Ce qu’on montre dans l’ouvrage, c’est que 30% des personnes handicapées ne sont pas inscrites sur les listes électorales, alors que le taux est à 12% dans la population générale. Une fois inscrite, cette population participe de manière équivalente à la population générale. Ce qui traduit mal l’ensemble du sur-travail opéré par les personnes handicapées pour participer quand même, dans un processus qui est très peu accessible. Jusqu’en 2019, les personnes sous tutelles ne pouvaient participer au processus électoral et il fallait un avis du juge. Le vote est un élément important, car on sait qu’une partie de la transformation et de la néoliberalisation des politiques publiques est liée pour partie à la démobilisation électorale. Si les populations les plus défavorisées se mobilisaient à parts égales des populations les plus aisées, on aurait des politiques de protections sociales plus favorables. Et notre réflexion sur la participation électorale des personnes handicapées va dans ce sens : il est sûr que ces personnes-là soient privées du droit de suffrage, ou qu’elles l’exercent peu, n’a pas permis de mettre à l’agenda politique la question du handicap. Notre étude a vocation à dire qu’il y a un électorat handicapé et que la question du handicap doit se poser en termes politiques.

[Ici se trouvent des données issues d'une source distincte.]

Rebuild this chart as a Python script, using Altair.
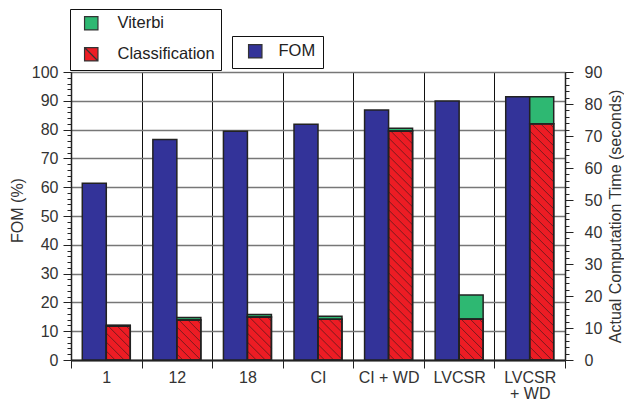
import altair as alt
import pandas as pd

categories = ["1", "12", "18", "CI", "CI + WD", "LVCSR", "LVCSR + WD"]
fom = [61.4, 76.6, 79.4, 81.9, 86.8, 89.9, 91.4]
classification = [10.6, 12.5, 13.4, 12.7, 71.6, 12.8, 73.8]
viterbi = [0.3, 0.8, 0.8, 1.0, 0.8, 7.5, 8.5]

W, H = 494, 288
N = len(categories)
X_PX = W / N
Y_PX = H / 90.0
FONT = "Liberation Sans"

BLUE = "#333399"
RED = "#ed1c24"
GREEN = "#2eb872"
EDGE = "#222222"
TEXT = "#333333"

# ---- tables built from the arrays ----
fom_df = pd.DataFrame({
    "i": list(range(N)),
    "cat": categories,
    "fom": fom,
    "series": ["FOM"] * N,
})
fom_df["base"] = 0.0
fom_df["x0"] = fom_df["i"] + 0.16
fom_df["x1"] = fom_df["i"] + 0.5

time_rows = []
for i, (c, v) in enumerate(zip(classification, viterbi)):
    time_rows.append(dict(i=i, cat=categories[i], series="Classification", y0=0.0, y1=c, x0=i + 0.5, x1=i + 0.84))
    time_rows.append(dict(i=i, cat=categories[i], series="Viterbi", y0=c, y1=c + v, x0=i + 0.5, x1=i + 0.84))
time_df = pd.DataFrame(time_rows)

# hatch lines (decoration) derived from the classification bars
hatch_rows = []
bw = 0.34 * X_PX
step = 9.0
for i, c in enumerate(classification):
    h = c * Y_PX
    cc = -bw + 4.0
    while cc < h:
        u0 = max(0.0, -cc)
        u1 = min(bw, h - cc)
        if u1 > u0 + 0.5:
            hatch_rows.append(dict(
                xa=i + 0.5 + u0 / X_PX, xb=i + 0.5 + u1 / X_PX,
                ya=c - (u0 + cc) / Y_PX, yb=c - (u1 + cc) / Y_PX))
        cc += step
hatch_df = pd.DataFrame(hatch_rows)


# label expression for the x axis (nested conditionals)
def label_literal(c):
    if len(c) > 8 and " + " in c:
        a, b = c.split(" + ", 1)
        return "['%s', '+ %s']" % (a, b)
    return "'%s'" % c


expr = "''"
for k in range(N - 1, -1, -1):
    expr = "(floor(datum.value) === %d ? %s : %s)" % (k, label_literal(categories[k]), expr)
label_expr = "datum.value % 1 === 0 ? '' : " + expr

x_scale = alt.Scale(domain=[0, N], nice=False, zero=False)


def make_x_axis():
    return alt.Axis(
        values=[k / 2 for k in range(2 * N + 1)],
        labelExpr=label_expr,
        tickSize=8,
        tickColor=EDGE,
        tickWidth=1,
        tickOpacity={"condition": {"test": "datum.value % 1 === 0", "value": 1}, "value": 0},
        grid=True,
        gridColor="#111111",
        gridWidth=1,
        gridOpacity={"condition": {"test": "datum.value % 1 === 0", "value": 1}, "value": 0},
        domainColor=EDGE,
        domainWidth=2,
        labelFont=FONT,
        labelFontSize=16,
        labelColor=TEXT,
        labelPadding=1,
        labelLineHeight=16,
        labelOverlap=False,
        labelFlush=False,
        labelBound=False,
        title=None,
    )


y_left_axis = alt.Axis(
    values=list(range(0, 101, 2)),
    labelExpr="datum.value % 10 === 0 ? datum.label : ''",
    tickSize={"condition": {"test": "datum.value % 10 === 0", "value": 8}, "value": 4},
    tickColor=EDGE,
    tickWidth=1,
    grid=True,
    gridColor="#777777",
    gridWidth=1.5,
    gridOpacity={"condition": {"test": "datum.value % 10 === 0", "value": 1}, "value": 0},
    domainColor=EDGE,
    domainWidth=1.5,
    labelFont=FONT,
    labelFontSize=16,
    labelColor=TEXT,
    labelPadding=5,
    labelOverlap=False,
    title="FOM (%)",
    titleFont=FONT,
    titleFontSize=16,
    titleFontWeight="normal",
    titleColor=TEXT,
    titleAngle=270,
    titleX=-54,
    titleY=138,
    titleAlign="center",
    titleBaseline="middle",
)


def make_right_axis():
    return alt.Axis(
        orient="right",
        values=list(range(0, 91, 2)),
        labelExpr="datum.value % 10 === 0 ? datum.label : ''",
        tickSize={"condition": {"test": "datum.value % 10 === 0", "value": 8}, "value": 4},
        tickColor=EDGE,
        tickWidth=1,
        grid=False,
        domainColor=EDGE,
        domainWidth=1.5,
        labelFont=FONT,
        labelFontSize=16,
        labelColor=TEXT,
        labelPadding=11,
        labelOverlap=False,
        title="Actual Computation Time (seconds)",
        titleFont=FONT,
        titleFontSize=16,
        titleFontWeight="normal",
        titleColor=TEXT,
        titleAngle=270,
        titleX=50,
        titleY=144,
        titleAlign="center",
        titleBaseline="middle",
    )


def legend_props(pad, sym_off, label_off):
    return dict(
        orient="none",
        title=None,
        direction="vertical",
        fillColor="white",
        strokeColor="#111111",
        padding=pad,
        symbolOffset=sym_off,
        symbolSize=180,
        symbolStrokeColor="#333333",
        symbolStrokeWidth=1.2,
        labelFont=FONT,
        labelFontSize=16.5,
        labelColor="#222222",
        labelOffset=label_off,
        rowPadding=12,
    )


y_time_scale = alt.Scale(domain=[0, 90], nice=False)

fom_bars = alt.Chart(fom_df).mark_bar(stroke=EDGE, strokeWidth=1.5).encode(
    x=alt.X("x0:Q", scale=x_scale, axis=make_x_axis()),
    x2="x1:Q",
    y=alt.Y("fom:Q", scale=alt.Scale(domain=[0, 100], nice=False), axis=y_left_axis),
    y2="base:Q",
    color=alt.Color("series:N", scale=alt.Scale(domain=["FOM"], range=[BLUE]),
                    legend=alt.Legend(legendX=161, legendY=-36, symbolType="square",
                                      **legend_props(7, 8, 15))),
)

time_bars = alt.Chart(time_df).mark_bar(stroke=EDGE, strokeWidth=1.5).encode(
    x=alt.X("x0:Q", scale=x_scale, axis=make_x_axis()),
    x2="x1:Q",
    y=alt.Y("y1:Q", scale=y_time_scale, axis=make_right_axis()),
    y2="y0:Q",
    color=alt.Color("series:N",
                    scale=alt.Scale(domain=["Viterbi", "Classification"], range=[GREEN, RED]),
                    sort=["Viterbi", "Classification"],
                    legend=alt.Legend(
                        legendX=-1, legendY=-63,
                        symbolType={"expr": "datum.value === 'Classification' ? 'M-1,-1H1V1H-1Z M-1,-1L1,1' : 'square'"},
                        **legend_props(6, 7, 18))),
)

hatch = alt.Chart(hatch_df).mark_rule(color="#2a1a1a", strokeWidth=0.7, opacity=0.85).encode(
    x=alt.X("xa:Q", scale=x_scale, axis=make_x_axis()),
    x2="xb:Q",
    y=alt.Y("ya:Q", scale=y_time_scale, axis=make_right_axis()),
    y2="yb:Q",
)

# re-draw outlines of classification bars over hatch
class_outline = alt.Chart(time_df).transform_filter(
    alt.datum.series == "Classification"
).mark_bar(fillOpacity=0, stroke=EDGE, strokeWidth=1.5).encode(
    x=alt.X("x0:Q", scale=x_scale, axis=make_x_axis()),
    x2="x1:Q",
    y=alt.Y("y1:Q", scale=y_time_scale, axis=make_right_axis()),
    y2="y0:Q",
)

time_layer = alt.layer(time_bars, hatch, class_outline)

chart = alt.layer(fom_bars, time_layer).resolve_scale(
    y="independent", color="independent"
).properties(
    width=W,
    height=H,
    autosize=alt.AutoSizeParams(type="none"),
    padding={"left": 63, "top": 64, "right": 59, "bottom": 41},
).configure_view(stroke=None).configure(background="white")

chart.save("out.html", embed_options={"renderer": "svg", "actions": False})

Il y a eu une forte mobilisation pour demander la déconjugalisation de l’Allocation Adultes Handicapés. Quel regard portez-vous sur cela et n’assiste-t-on pas à une conscientisation politique du handicap ?

C’est vrai que la question de la déconjugalisation a été une mobilisation qui est partie de collectifs militants de personnes concernées, qui ont fabriqué de l’expertise, de la mobilisation, qui ont beaucoup utilisé les réseaux sociaux. Au final, elles ont réussi à inscrire ce problème à l’agenda politique et à mettre la secrétaire d’État aux personnes handicapées en très grande difficulté. Ce dernier a été, au mois de juin dernier, autorisée par Jean Castex à utiliser l’outil du vote bloqué, ce qui précède dans les armes parlementaires l’utilisation d’un 49.3. C’est une défaite politique majeure et elle a d’ores et déjà dit que la question de la déconjugalisation pourrait être une base de discussion dans un prochain mandat. Et, chose assez inédite, cette lutte a mobilisé en dehors des collectifs, pour toucher des mouvements sociaux notamment féministes. Pour autant, je ne défends pas l’idée de la conscientisation car les personnes handicapées ne vivent pas dans une fausse conscience de leur handicap. Mais avant, il y avait très peu de collectifs capables de porter cette question. Maintenant ils existent et c’est une bonne chose.